Next Generation Innovation 

Messaging Performance LBM

We often benchmark LBM with simple test programs that send and receive messages as fast as possible. This pushes the underlying hardware and OS as hard as any real messaging application possibly could. It establishes an upper bound on performance for the tested systems that can be reached when all hardware and OS resources are available to run LBM. LBM performance is very dependent on the hardware capabilities, OS tuning, and application behavior. Hence it is impossible to accurately predict how it will perform in an untested environment. However, these actual measurements can improve the quality of performance estimation.

Figure 1. Message Rate and Payload Rate vs.
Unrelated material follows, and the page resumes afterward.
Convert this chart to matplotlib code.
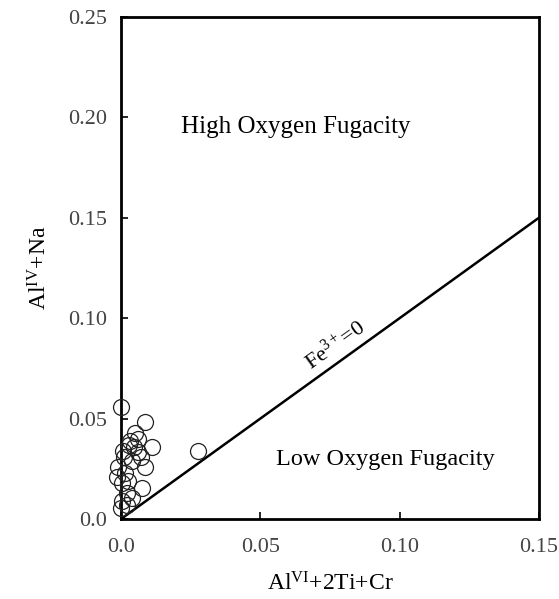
import matplotlib
matplotlib.use("Agg")
import matplotlib.pyplot as plt

plt.rcParams['font.family'] = ['Liberation Serif', 'DejaVu Serif']
plt.rcParams['mathtext.fontset'] = 'custom'
plt.rcParams['mathtext.rm'] = 'Liberation Serif'
plt.rcParams['mathtext.it'] = 'Liberation Serif:italic'

# Data
x_vals = [0.000, 0.0086, 0.005, 0.011, 0.0277, 0.0032, 0.0008, 0.0062, 0.0086, -0.001,
          -0.0015, 0.0074, 0.002, 0.0005, 0.000, 0.0038, 0.003, 0.001, 0.006, 0.004,
          0.0015, 0.0025, 0.007, 0.0005, 0.002, 0.0045]
y_vals = [0.056, 0.0485, 0.043, 0.0357, 0.0339, 0.039, 0.034, 0.0335, 0.026, 0.026,
          0.021, 0.0153, 0.0128, 0.0178, 0.0053, 0.0103, 0.037, 0.031, 0.040, 0.029,
          0.023, 0.019, 0.031, 0.009, 0.007, 0.036]
line_x = [0.0, 0.15]
line_y = [0.0, 0.15]
xticks = [0.0, 0.05, 0.10, 0.15]
xticklabels = ['0.0', '0.05', '0.10', '0.15']
yticks = [0.0, 0.05, 0.10, 0.15, 0.20, 0.25]
yticklabels = ['0.0', '0.05', '0.10', '0.15', '0.20', '0.25']

fig = plt.figure(figsize=(5.59, 5.99), dpi=100)
ax = fig.add_axes([0.2165, 0.1336, 0.964 - 0.2165, 0.9716 - 0.1336])

ax.plot(line_x, line_y, color='black', lw=1.8, zorder=2)
ax.plot(x_vals, y_vals, linestyle='none', marker='o', markersize=11.5,
        markerfacecolor='none', markeredgecolor='#222222', markeredgewidth=0.9,
        clip_on=False, zorder=3)

ax.set_xlim(0, 0.15)
ax.set_ylim(0, 0.25)
ax.set_xticks(xticks)
ax.set_xticklabels(xticklabels)
ax.set_yticks(yticks)
ax.set_yticklabels(yticklabels)
ax.tick_params(direction='in', length=5, width=1.2, labelsize=16,
               labelcolor='#444444')
ax.tick_params(axis='x', pad=14)
ax.tick_params(axis='y', pad=10)
for s in ax.spines.values():
    s.set_linewidth(2.0)

ax.set_xlabel(r'Al$^{\mathrm{VI}}$+2Ti+Cr', fontsize=17, labelpad=11)
ax.set_ylabel(r'Al$^{\mathrm{IV}}$+Na', fontsize=17, labelpad=12)

ax.text(0.0628, 0.195, 'High Oxygen Fugacity', fontsize=18, ha='center', va='center')
ax.text(0.095, 0.0294, 'Low Oxygen Fugacity', fontsize=17.5, ha='center', va='center')
ax.text(0.0768, 0.0867, r'Fe$^{3+}$=0', fontsize=16, ha='center', va='center',
        rotation=35.6)

fig.savefig('out.png', dpi=100)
Payload Size

These tests were run on a pair of Dell Precision Workstations (model 390n) connected by a gigabit LAN. Each using Intel™ Core® Duo E6600 processor operating at 2.40 GHz and 2 GB of RAM running Red Hat Enterprise Linux WS v4 for the 64-bit EM64T instruction set along with a Broadcom Corporation NetXtreme BCM5754 Gigabit Ethernet PCI Express.

Figure 1 shows that CPU power is the limiting factor at small message sizes (left side of graph) and that network bandwidth is the limiting factor at large message sizes (right side). The cross-over point where the bottleneck moves from CPU to network seems to be around a message payload size of about 100 bytes.

Of special interest is the effect of using two threads. With small message sizes, the message rate almost doubles (indicative of a CPU-bound activity). At large message sizes, where the network itself is the bottleneck, the second thread provides no improvement at all. (Note that improvement derived from multi-threading would not be seen on a single-CPU machine.)

In absolute numbers, the tested machines can generate and consume over 2,000,000 messages/second for message sizes below 100 bytes. They can saturate a gigabit LAN for message sizes over 100 bytes. To go faster, additional NICs would be required at large message sizes while more or faster processors would be required at smaller message sizes.

These tests were run with LBM version 3.0. The receiving machine ran the command:

  • lbmmrcv -C 2 -R 2

  • The sending machine ran either:
  • lbmmsrc -T 1 -S 1 -c perf.conf

  • or:
  • lbmmsrc -T 2 -S 2 -c perf.conf

  • where perf.conf contained:
  • source implicit_batching_minimum_length 8192
  • This config file option tells LBM to batch up to 8192 bytes of messages before sending them.